Dou por mim a pensar no que sou. No que me move. No que me alimenta os dias. No que me acalma o corpo e, sobretudo, a alma.
A verdade é que sou nada.
Olho e ao meu redor há tantas pessoas de valor. Há tanto quem lute e consiga levar os sonhos a bom porto.
A verdade é que sou pequena. Muito pequena, como a minha vida. Como os meus dias.
Sou feliz? Tem dias que não. Mas na verdade, sou. Quase plenamente feliz. Tenho mais do que a maioria das pessoas.
Se poderia ter mais? Não.
O que tenho é-me para lá de suficiente. Não, não falo de bens materiais. Do ter, possuir e acumular em expositores ou de chegar a parecer uma montra ou uma página de catálogo.
Falo de tudo que não é palpável. De tudo que é conceito abstrato.
Falo de amor: incondicional aos que me são próximos. Aos que de mim dependem.
Falo de amizade: em que o dar é sem esperar algo de volta, sem expectativas. É sempre gratificante.
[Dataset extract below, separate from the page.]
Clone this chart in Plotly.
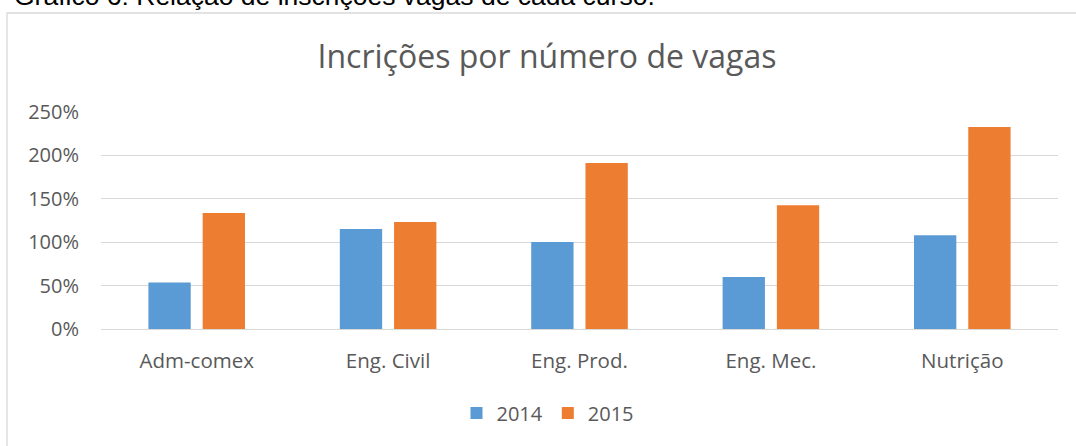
import plotly.graph_objects as go

categories = ["Adm-comex", "Eng. Civil", "Eng. Prod.", "Eng. Mec.", "Nutrição"]
values_2014 = [0.535, 1.152, 1.002, 0.599, 1.08]
values_2015 = [1.336, 1.233, 1.912, 1.425, 2.327]
series_names = ["2014", "2015"]
colors = ["#5B9BD5", "#ED7D31"]
ytick_vals = [0, 0.5, 1.0, 1.5, 2.0, 2.5]
ytick_text = ["0%", "50%", "100%", "150%", "200%", "250%"]

W, H = 1076, 446
L, R, T, B = 101, 18, 112, 117
pw = W - L - R
ph = H - T - B

fig = go.Figure()
for name, vals, col in zip(series_names, [values_2014, values_2015], colors):
    fig.add_trace(go.Bar(x=categories, y=vals, name=name,
                         marker=dict(color=col, line=dict(width=0))))

fig.update_layout(
    width=W, height=H,
    margin=dict(l=L, r=R, t=T, b=B),
    paper_bgcolor="white", plot_bgcolor="white",
    barmode="group", bargap=0.433, bargroupgap=0.22,
    font=dict(family="Open Sans", color="#595959", size=20),
    title=dict(text="Incrições por número de vagas", x=547 / W, xanchor="center",
               y=1 - 57 / H, yanchor="middle",
               font=dict(family="Open Sans", size=32, color="#595959")),
    showlegend=True,
    legend=dict(orientation="h", x=(548 - L) / pw, xanchor="center",
                y=(H - B - 413) / ph, yanchor="middle",
                font=dict(size=20, color="#595959"), itemwidth=30,
                traceorder="normal"),
    xaxis=dict(showgrid=False, showline=False, zeroline=False,
               ticklabelstandoff=17, tickfont=dict(size=20.5, color="#595959")),
    yaxis=dict(range=[0, 2.5], tickvals=ytick_vals, ticktext=ytick_text,
               showgrid=True, gridcolor="#D9D9D9", gridwidth=1.3,
               zeroline=True, zerolinecolor="#D9D9D9", zerolinewidth=1.3,
               showline=False, ticklabelstandoff=21,
               tickfont=dict(size=20, color="#595959")),
)

# chart frame
fig.add_shape(type="rect", xref="paper", yref="paper",
              x0=(7 - L) / pw, x1=(W + 20 - L) / pw,
              y0=(H - B - (H + 20)) / ph, y1=(H - B - 13) / ph,
              line=dict(color="#D9D9D9", width=1.3), fillcolor="rgba(0,0,0,0)",
              layer="below")

# caption above the chart (partly cut off in reference)
fig.add_annotation(text="Gráfico 6: Relação de inscrições vagas de cada curso.",
                   xref="paper", yref="paper",
                   x=(12 - L) / pw, xanchor="left",
                   y=(H - B - 13) / ph, yanchor="bottom",
                   showarrow=False,
                   font=dict(family="Liberation Sans", size=26.5, color="#000000"))

fig.write_html("out.html", config={"displayModeBar": False},
               post_script="document.body.style.margin='0';document.body.style.overflow='hidden';")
Falo de beleza: da possibilidade de ver, de sentir, de apreciar, de poder cheirar paisagens, flores, cores. De poder calcorrear locais longínquos e eternizados há séculos. Das pessoas na transparência da sua alma e da inocência que ainda se encontra.
Falo de liberdade: de escolha. De pensar. De expressão. Pessoal.
Falo de respeito e falo de viver. Sim, eu vivo feliz.
E na pequenez do que me traz felicidade há uma gigante imensidão de pequenas mas valiosíssimas coisas.